THE PROBLEM: What is to be transcribed is the run of lines opening with the one that has "Generate a Python" and closing with the one that has "plt.rcParams['font.family'] = ['Lato', 'DejaVu", and only that run, exactly.

DATA EXTRACT:

------------------------------

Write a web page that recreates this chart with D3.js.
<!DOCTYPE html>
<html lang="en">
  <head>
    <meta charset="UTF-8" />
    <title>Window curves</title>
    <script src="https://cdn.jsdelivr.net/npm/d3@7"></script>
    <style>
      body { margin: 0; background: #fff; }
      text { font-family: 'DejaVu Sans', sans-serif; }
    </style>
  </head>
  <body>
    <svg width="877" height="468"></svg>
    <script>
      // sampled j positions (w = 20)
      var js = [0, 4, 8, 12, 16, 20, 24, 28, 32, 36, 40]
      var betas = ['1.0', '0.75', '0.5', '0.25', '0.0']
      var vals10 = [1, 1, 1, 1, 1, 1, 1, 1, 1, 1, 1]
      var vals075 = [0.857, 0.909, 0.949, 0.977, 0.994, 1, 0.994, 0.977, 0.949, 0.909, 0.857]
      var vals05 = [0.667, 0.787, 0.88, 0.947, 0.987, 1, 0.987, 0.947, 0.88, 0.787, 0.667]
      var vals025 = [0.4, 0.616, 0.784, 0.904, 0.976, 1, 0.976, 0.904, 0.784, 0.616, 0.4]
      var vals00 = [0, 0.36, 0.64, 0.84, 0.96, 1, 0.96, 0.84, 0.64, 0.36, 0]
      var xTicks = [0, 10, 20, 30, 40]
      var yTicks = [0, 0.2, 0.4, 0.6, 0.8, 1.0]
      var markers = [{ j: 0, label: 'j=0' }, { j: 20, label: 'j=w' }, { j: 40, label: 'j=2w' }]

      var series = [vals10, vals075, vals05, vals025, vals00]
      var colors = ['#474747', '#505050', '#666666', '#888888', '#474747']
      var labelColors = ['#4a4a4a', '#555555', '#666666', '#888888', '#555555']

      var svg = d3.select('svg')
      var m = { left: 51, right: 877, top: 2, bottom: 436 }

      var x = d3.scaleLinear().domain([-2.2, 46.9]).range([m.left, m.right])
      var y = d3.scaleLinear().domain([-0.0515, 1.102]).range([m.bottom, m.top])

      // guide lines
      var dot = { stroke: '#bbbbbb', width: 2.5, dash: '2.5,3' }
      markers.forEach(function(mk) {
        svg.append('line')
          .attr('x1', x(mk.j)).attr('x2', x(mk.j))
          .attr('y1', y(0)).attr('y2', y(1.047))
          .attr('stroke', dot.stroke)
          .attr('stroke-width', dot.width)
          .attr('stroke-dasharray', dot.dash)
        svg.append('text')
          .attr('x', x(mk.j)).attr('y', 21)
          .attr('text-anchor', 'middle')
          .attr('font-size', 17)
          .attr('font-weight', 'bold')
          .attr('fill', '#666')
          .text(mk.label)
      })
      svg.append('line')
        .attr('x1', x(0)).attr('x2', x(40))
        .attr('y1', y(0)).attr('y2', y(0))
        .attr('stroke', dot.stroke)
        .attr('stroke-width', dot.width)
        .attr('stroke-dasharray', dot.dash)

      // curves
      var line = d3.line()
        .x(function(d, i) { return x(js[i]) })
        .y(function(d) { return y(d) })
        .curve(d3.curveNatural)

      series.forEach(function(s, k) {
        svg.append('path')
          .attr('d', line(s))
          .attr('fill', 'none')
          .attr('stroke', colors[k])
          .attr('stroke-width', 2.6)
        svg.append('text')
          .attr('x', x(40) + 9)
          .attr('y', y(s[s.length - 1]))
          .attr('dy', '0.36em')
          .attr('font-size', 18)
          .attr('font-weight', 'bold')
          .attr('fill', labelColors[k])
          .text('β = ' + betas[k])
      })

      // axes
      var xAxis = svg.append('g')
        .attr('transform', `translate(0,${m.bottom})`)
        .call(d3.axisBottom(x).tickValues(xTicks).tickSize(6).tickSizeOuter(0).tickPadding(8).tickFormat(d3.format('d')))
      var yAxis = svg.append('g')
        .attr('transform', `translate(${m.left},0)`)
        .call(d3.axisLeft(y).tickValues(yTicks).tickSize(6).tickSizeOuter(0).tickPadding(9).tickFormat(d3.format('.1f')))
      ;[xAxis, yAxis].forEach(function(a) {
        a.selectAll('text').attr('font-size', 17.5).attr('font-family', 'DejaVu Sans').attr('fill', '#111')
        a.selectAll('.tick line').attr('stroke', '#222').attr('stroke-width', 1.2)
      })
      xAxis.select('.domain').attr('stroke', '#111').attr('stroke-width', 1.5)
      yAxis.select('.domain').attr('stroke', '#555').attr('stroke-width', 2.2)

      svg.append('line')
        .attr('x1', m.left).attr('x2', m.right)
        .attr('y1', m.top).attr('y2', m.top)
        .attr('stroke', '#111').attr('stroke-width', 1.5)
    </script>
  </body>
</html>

------------------------------

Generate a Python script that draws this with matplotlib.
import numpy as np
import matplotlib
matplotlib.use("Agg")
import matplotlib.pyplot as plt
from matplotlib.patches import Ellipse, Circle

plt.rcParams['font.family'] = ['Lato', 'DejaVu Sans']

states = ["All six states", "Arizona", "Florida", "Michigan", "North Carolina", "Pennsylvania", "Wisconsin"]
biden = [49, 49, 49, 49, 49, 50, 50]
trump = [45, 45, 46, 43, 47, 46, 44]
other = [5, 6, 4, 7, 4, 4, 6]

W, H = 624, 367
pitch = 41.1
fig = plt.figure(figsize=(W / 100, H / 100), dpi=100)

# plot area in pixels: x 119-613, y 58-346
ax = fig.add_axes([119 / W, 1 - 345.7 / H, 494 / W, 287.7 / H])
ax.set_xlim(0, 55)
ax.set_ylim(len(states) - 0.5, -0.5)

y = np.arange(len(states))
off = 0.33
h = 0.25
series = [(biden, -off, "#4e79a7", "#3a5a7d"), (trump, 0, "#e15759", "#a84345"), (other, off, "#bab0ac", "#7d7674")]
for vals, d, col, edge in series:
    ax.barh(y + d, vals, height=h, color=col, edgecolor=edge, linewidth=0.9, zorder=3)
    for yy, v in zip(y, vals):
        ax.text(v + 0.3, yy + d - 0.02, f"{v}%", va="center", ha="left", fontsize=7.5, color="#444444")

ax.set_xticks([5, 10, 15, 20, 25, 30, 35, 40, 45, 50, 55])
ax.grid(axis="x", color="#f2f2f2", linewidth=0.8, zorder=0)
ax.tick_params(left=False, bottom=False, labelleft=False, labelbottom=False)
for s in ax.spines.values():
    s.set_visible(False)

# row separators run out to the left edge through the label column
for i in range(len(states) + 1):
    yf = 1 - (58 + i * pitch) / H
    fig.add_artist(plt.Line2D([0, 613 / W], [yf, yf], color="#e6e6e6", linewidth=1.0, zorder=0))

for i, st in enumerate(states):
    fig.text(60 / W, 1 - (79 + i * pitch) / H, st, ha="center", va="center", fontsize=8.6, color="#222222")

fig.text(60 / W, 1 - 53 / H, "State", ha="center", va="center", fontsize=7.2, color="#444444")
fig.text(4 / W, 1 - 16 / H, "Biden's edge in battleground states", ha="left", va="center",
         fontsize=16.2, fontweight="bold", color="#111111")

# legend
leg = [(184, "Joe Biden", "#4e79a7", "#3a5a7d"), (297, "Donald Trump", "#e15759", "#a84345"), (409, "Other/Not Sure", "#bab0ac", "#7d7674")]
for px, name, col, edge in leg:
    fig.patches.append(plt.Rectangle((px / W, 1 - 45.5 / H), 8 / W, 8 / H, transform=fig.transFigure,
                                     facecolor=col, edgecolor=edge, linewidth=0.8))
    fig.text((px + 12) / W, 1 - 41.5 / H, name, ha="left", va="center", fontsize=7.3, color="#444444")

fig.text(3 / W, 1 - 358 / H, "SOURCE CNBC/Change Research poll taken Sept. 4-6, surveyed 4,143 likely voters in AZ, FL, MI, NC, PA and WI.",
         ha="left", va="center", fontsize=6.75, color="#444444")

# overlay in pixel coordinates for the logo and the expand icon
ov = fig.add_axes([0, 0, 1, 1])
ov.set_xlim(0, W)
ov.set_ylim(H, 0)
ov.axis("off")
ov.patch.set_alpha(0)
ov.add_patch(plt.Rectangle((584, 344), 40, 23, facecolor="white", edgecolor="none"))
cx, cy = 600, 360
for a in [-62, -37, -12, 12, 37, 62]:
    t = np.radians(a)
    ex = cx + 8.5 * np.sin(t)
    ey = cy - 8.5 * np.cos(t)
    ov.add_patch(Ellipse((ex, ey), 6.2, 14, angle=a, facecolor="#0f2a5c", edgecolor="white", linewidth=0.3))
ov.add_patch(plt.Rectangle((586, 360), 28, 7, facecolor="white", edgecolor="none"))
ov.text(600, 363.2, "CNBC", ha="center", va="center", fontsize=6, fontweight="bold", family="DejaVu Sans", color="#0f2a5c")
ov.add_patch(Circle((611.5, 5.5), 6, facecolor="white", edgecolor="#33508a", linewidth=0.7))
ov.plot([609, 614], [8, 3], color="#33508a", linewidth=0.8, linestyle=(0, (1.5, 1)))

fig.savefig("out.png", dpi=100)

------------------------------

TASK ANSWER:
Generate a Python script that draws this with matplotlib.
import numpy as np
import matplotlib
matplotlib.use("Agg")
import matplotlib.pyplot as plt
from matplotlib.patches import Ellipse, Circle

plt.rcParams['font.family'] = ['Lato', 'DejaVu Sans']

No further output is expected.